Uitspraak van de derde meervoudige belastingkamer

op het hoger beroep van

[belanghebbende] te [woonplaats] (hierna: belanghebbende)

tegen de uitspraak van de rechtbank Gelderland van 25 november 2021, nummer AWB 20/1528, in het geding tussen belanghebbende en

de inspecteur van de Belastingdienst/Kantoor Arnhem (hierna: de Inspecteur)

1 Ontstaan en loop van het geding

1.1.

Aan belanghebbende is voor het jaar 2018 een aanslag in de inkomstenbelasting/premie volksverzekeringen (hierna: IB/PVV; de aanslag) opgelegd.

1.2.

Bij uitspraak op bezwaar heeft de Inspecteur het bezwaar ongegrond verklaard.

1.3.

Belanghebbende is tegen die uitspraak in beroep gekomen bij de rechtbank Gelderland (hierna: de Rechtbank). De Rechtbank heeft het beroep ongegrond verklaard.

1.4.

Belanghebbende heeft tegen de uitspraak van de Rechtbank hoger beroep ingesteld.

1.5.

Naar aanleiding van het arrest van de Hoge Raad van 24 december 2021, ECLI:NL:HR:2021:1963 (hierna: het kerstarrest) heeft het Hof de Inspecteur in de gelegenheid gesteld zich hierover uit te laten. Bij brief van 4 augustus 2022 heeft de Inspecteur dat gedaan.

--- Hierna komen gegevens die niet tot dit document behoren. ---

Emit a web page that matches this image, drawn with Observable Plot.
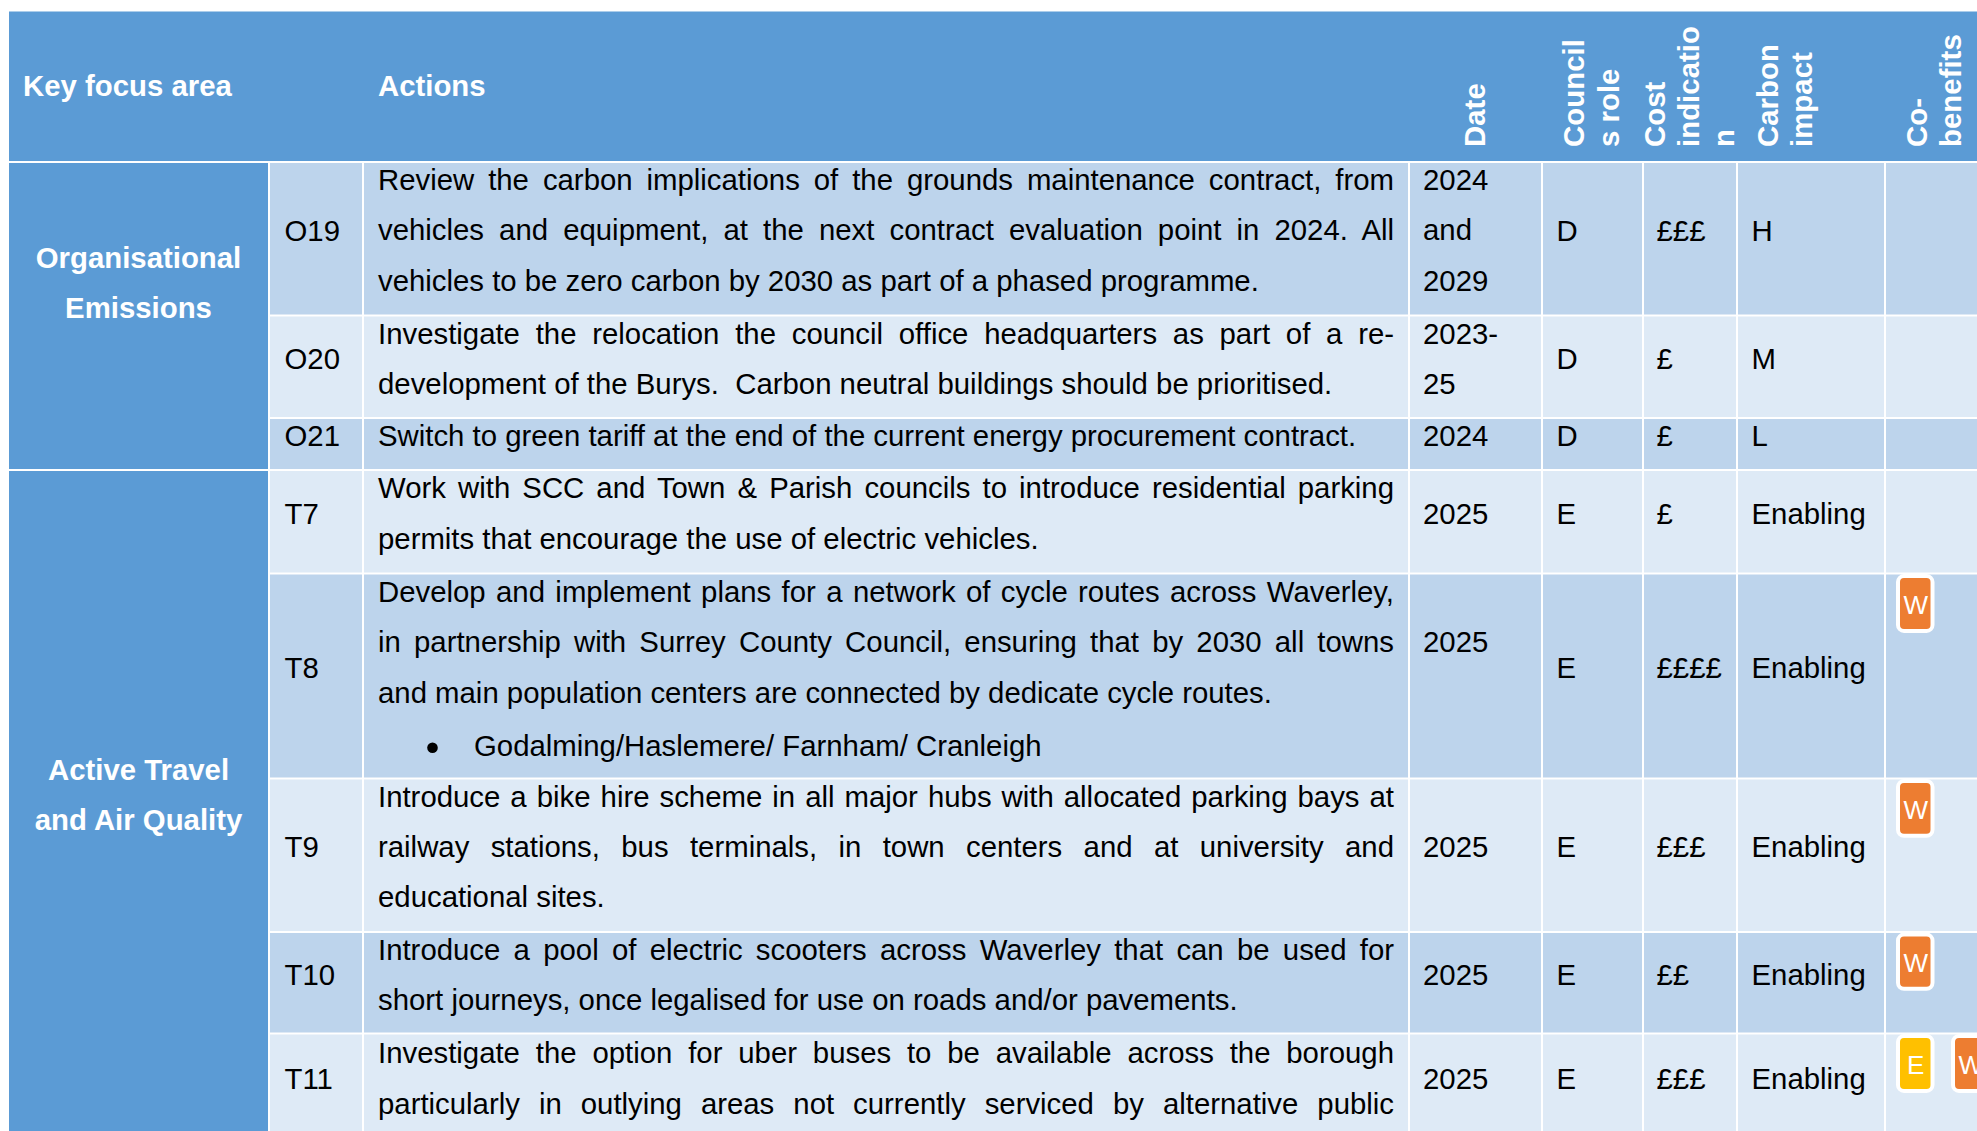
<!DOCTYPE html>
<html><head><meta charset="utf-8">
<style>html,body{margin:0;padding:0;background:#fff;overflow:hidden}svg{display:block}</style>
<script src="https://cdn.jsdelivr.net/npm/d3@7"></script>
<script src="https://cdn.jsdelivr.net/npm/@observablehq/plot@0.6"></script>
</head><body><div id="chart"></div>
<script>
// ---- table content ----
const columns = ["focus","id","action","date","role","cost","impact","cobenefits"];
const ids = ["O19","O20","O21","T7","T8","T9","T10","T11"];
const rowLines = [3,2,1,2,4,3,2,2];
const dates = [["2024","and","2029"],["2023-","25"],["2024"],["2025"],["2025"],["2025"],["2025"],["2025"]];
const roles = ["D","D","D","E","E","E","E","E"];
const costs = ["£££","£","£","£","££££","£££","££","£££"];
const impacts = ["H","M","L","Enabling","Enabling","Enabling","Enabling","Enabling"];
const coBenefits = [[],[],[],[],["W"],["W"],["W"],["E","W"]];
const actions = [
 ["Review the carbon implications of the grounds maintenance contract, from","vehicles and equipment, at the next contract evaluation point in 2024. All","vehicles to be zero carbon by 2030 as part of a phased programme."],
 ["Investigate the relocation the council office headquarters as part of a re-","development of the Burys.  Carbon neutral buildings should be prioritised."],
 ["Switch to green tariff at the end of the current energy procurement contract."],
 ["Work with SCC and Town & Parish councils to introduce residential parking","permits that encourage the use of electric vehicles."],
 ["Develop and implement plans for a network of cycle routes across Waverley,","in partnership with Surrey County Council, ensuring that by 2030 all towns","and main population centers are connected by dedicate cycle routes.","Godalming/Haslemere/ Farnham/ Cranleigh"],
 ["Introduce a bike hire scheme in all major hubs with allocated parking bays at","railway stations, bus terminals, in town centers and at university and","educational sites."],
 ["Introduce a pool of electric scooters across Waverley that can be used for","short journeys, once legalised for use on roads and/or pavements."],
 ["Investigate the option for uber buses to be available across the borough","particularly in outlying areas not currently serviced by alternative public"]
];
const justified = [[1,1,0],[1,0],[0],[1,0],[1,1,0,0],[1,1,0],[1,0],[1,1]];
const focusAreas = [["Organisational","Emissions"],["Active Travel","and Air Quality"]];
const focusLine = [1.88,11.83];
const focusRows = [[0,3],[3,8]];
const headers = ["Key focus area","Actions"];
const rotatedHeaders = [["date",0,"Date"],["role",0,"Council"],["role",1,"s role"],["cost",0,"Cost"],["cost",1,"indicatio"],["cost",2,"n"],["impact",0,"Carbon"],["impact",1,"impact"],["cobenefits",0,"Co-"],["cobenefits",1,"benefits"]];

// ---- layout ----
const W = 1977, H = 1131;
const cumul = d3.cumsum(rowLines);
const lineDomain = [-3, 0, ...cumul];
const lineRange = [11.5, 162, 315.5, 418, 470, 573.5, 778.5, 932, 1033.5, 1136];
const colEdge = {focus:[9,269],id:[269,363],action:[363,1409],date:[1409,1542],role:[1542,1643],cost:[1643,1737],impact:[1737,1885],cobenefits:[1885,1990]};
const textX = {id:284,action:377.5,date:1422.5,role:1556,cost:1656,impact:1751};
const rotBase = {date:[1484],role:[1583,1618],cost:[1664,1698.5,1733.5],impact:[1777,1811],cobenefits:[1926,1960]};
const blue = "#5B9BD5", band1 = "#BDD4EC", band2 = "#DEEAF6";
const font = "Liberation Sans, Arial, sans-serif", FS = 29.35;

const rows = ids.map((id,i)=>({id,i,top:i?cumul[i-1]:0,lines:rowLines[i]}));
const cellCols = columns.slice(1);
const cells = rows.flatMap(r=>cellCols.map(c=>({...r,col:c,x1:colEdge[c][0],x2:colEdge[c][1]})));
const nudge = r=>r.i===7?0.03:0;
const lineY = (r,j)=>r.top+0.355+nudge(r)+j*0.985+(r.i===4&&j===3?0.05:0);
const actionLines = rows.flatMap(r=>actions[r.i].map((t,j)=>({t,y:lineY(r,j),x:(r.i===4&&j===3)?473.5:textX.action,just:justified[r.i][j]})));
const mid = r=>r.top+r.lines/2-0.15+nudge(r);
const dateRows = rows.flatMap(r=>dates[r.i].length>1
   ? dates[r.i].map((t,j)=>({t,y:lineY(r,j)}))
   : [{t:dates[r.i][0],y:(r.i===4? r.top+1.34 : mid(r))}]);
const centred = (vals,col)=>rows.map(r=>({t:vals[r.i],x:textX[col],y:mid(r)}));
const simple = [
  ...rows.map(r=>({t:r.id,x:textX.id,y:mid(r)})),
  ...centred(roles,"role"),...centred(costs,"cost"),...centred(impacts,"impact"),
  ...dateRows.map(d=>({...d,x:textX.date}))
];
const badgeCol = {E:"#FFC000",W:"#ED7D31"};
const badges = rows.flatMap(r=>coBenefits[r.i].map((b,k)=>({b,k,top:r.top,x1:1898+k*55,x2:1932.5+k*55})));
const bulletRow = rows[4];
const rowTop = i=>i===0?0:cumul[i-1];

const plot = Plot.plot({
  width:W,height:H,margin:0,
  style:{background:"#fff",fontFamily:font},
  x:{type:"linear",domain:[0,W],range:[0,W],axis:null},
  y:{type:"linear",domain:lineDomain,range:lineRange,axis:null},
  marks:[
    Plot.rect([0],{x1:9,x2:W,y1:-3,y2:0,fill:blue,insetBottom:1}),
    Plot.rect(focusAreas,{x1:9,x2:268,y1:(d,i)=>rowTop(focusRows[i][0]),y2:(d,i)=>rowTop(focusRows[i][1]),fill:blue,insetTop:1,insetBottom:1}),
    Plot.rect(cells,{x1:"x1",x2:"x2",y1:"top",y2:d=>d.top+d.lines,fill:d=>d.i%2?band2:band1,insetLeft:1,insetRight:1,insetTop:1,insetBottom:1}),
    Plot.text(headers,{x:(d,i)=>i?377.5:22.5,y:-1.52,text:d=>d,fontSize:FS,fontWeight:"bold",fill:"white",textAnchor:"start",lineAnchor:"middle"}),
    Plot.text(rotatedHeaders,{x:d=>rotBase[d[0]][d[1]],y:-0.31,text:d=>d[2],rotate:-90,fontSize:29.4,fontWeight:"bold",fill:"white",textAnchor:"start",lineAnchor:"bottom"}),
    Plot.text(focusAreas.flatMap((a,i)=>a.map((t,j)=>({t,y:focusLine[i]+j*0.98}))),{x:138,y:"y",text:"t",fontSize:FS,fontWeight:"bold",fill:"white",textAnchor:"middle",lineAnchor:"middle"}),
    Plot.text(actionLines,{x:"x",y:"y",text:"t",fontSize:FS,fill:"#000",textAnchor:"start",lineAnchor:"middle",className:"actions"}),
    Plot.dot([bulletRow],{x:432,y:d=>d.top+3.39,r:5.3,fill:"#000"}),
    Plot.text(simple,{x:"x",y:"y",text:"t",fontSize:FS,fill:"#000",textAnchor:"start",lineAnchor:"middle"}),
    Plot.rect(badges,{x1:"x1",x2:"x2",y1:d=>d.top+0.05,y2:d=>d.top+1.12,fill:d=>badgeCol[d.b],stroke:"white",strokeWidth:4,rx:6}),
    Plot.text(badges,{x:d=>(d.x1+d.x2)/2,y:d=>d.top+0.62,text:"b",fontSize:26,fill:"white",textAnchor:"middle",lineAnchor:"middle"})
  ]
});
document.getElementById("chart").append(plot);
// justify: widen the spaces of full-measure lines to the cell's right padding edge
const rightEdge = 1393.5;
plot.querySelectorAll(".actions text").forEach((el,i)=>{
  const d = actionLines[i];
  if(!d||!d.just) return;
  const spaces = (d.t.match(/ /g)||[]).length;
  const len = el.getComputedTextLength();
  el.style.wordSpacing = ((rightEdge-d.x-len)/spaces)+"px";
});
</script></body></html>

Belanghebbende heeft hierop op 16 augustus 2022 gereageerd. De Inspecteur heeft hierop op 16 september 2022 gereageerd.

1.6.

Belanghebbende heeft op 4 oktober 2022 nog een nader stuk ingediend.

1.7.

Het onderzoek ter zitting heeft plaatsgevonden op 30 november 2022. Daarbij zijn verschenen en gehoord, namens de Inspecteur, [naam1] en [naam2] . Belanghebbende is met bericht van verhindering niet verschenen. Van de zitting is een proces-verbaal opgemaakt, dat aan deze uitspraak is gehecht.

2 Vaststaande feiten

2.1.

Belanghebbende woont aan de [adres] te [woonplaats] . De WOZ-waarde van de woning bedroeg voor het kalenderjaar 2018 € 620.000. De woning is vrij van hypotheek.

2.2.

De aanslag is opgelegd naar een belastbaar inkomen uit werk en woning van € 22.025 (UWV-uitkering € 22.731 -/- giften € 706) en een belastbaar inkomen uit sparen en beleggen van € 53.131. De over het belastbare inkomen uit sparen en beleggen verschuldigde inkomstenbelasting (hierna: de box 3-heffing) bedraagt € 15.939.

2.3.

De rendementsgrondslag is als volgt bepaald:

Bank- en spaartegoeden

955.164

Aandelen, obligaties e.d.

284.505

Rendementsgrondslag

1.239.669

Heffingvrij vermogen

-/- 30.000

Grondslag sparen en beleggen

1.209.669

2.4.

Belanghebbende heeft bezwaar gemaakt tegen de aanslag. Het bezwaar betreft zowel de stelselvraag (of de box 3-heffing op stelselniveau in strijd is met artikel 14 van het Europees Verdrag voor de bescherming van de Rechten van de Mens en de fundamentele vrijheden (hierna: EVRM) of artikel 1 van het Eerste Protocol bij het EVRM (hierna: EP)) als de vraag of sprake is van een individuele en buitensporige last.

2.5.

De Inspecteur heeft het bezwaar gesplitst. Het bezwaar betreffende de stelselvraag is aangehouden in afwachting van het arrest van de Hoge Raad in de massaalbezwaarprocedure en de daarop volgende collectieve uitspraak op bezwaar. Het bezwaar betreffende de vraag of sprake is van een individuele en buitensporige last is verder in behandeling genomen.

2.6.

De Inspecteur heeft op 31 januari 2020 uitspraak op bezwaar gedaan, waarbij het bezwaar ongegrond is verklaard.

2.7.

De Rechtbank heeft het beroep ongegrond verklaard.

2.8.

Naar aanleiding van het kerstarrest heeft de Inspecteur de aanslag ambtshalve verminderd naar een belastbaar inkomen uit werk en woning van € 20.324 en een belastbaar inkomen uit sparen en beleggen van € 15.967. De box 3-heffing bedraagt € 4.790.

3 Geschil

In geschil is of belanghebbende in aanmerking komt voor een verdere vermindering van de box 3-heffing. Belanghebbende beantwoordt deze vraag bevestigend, de Inspecteur ontkennend.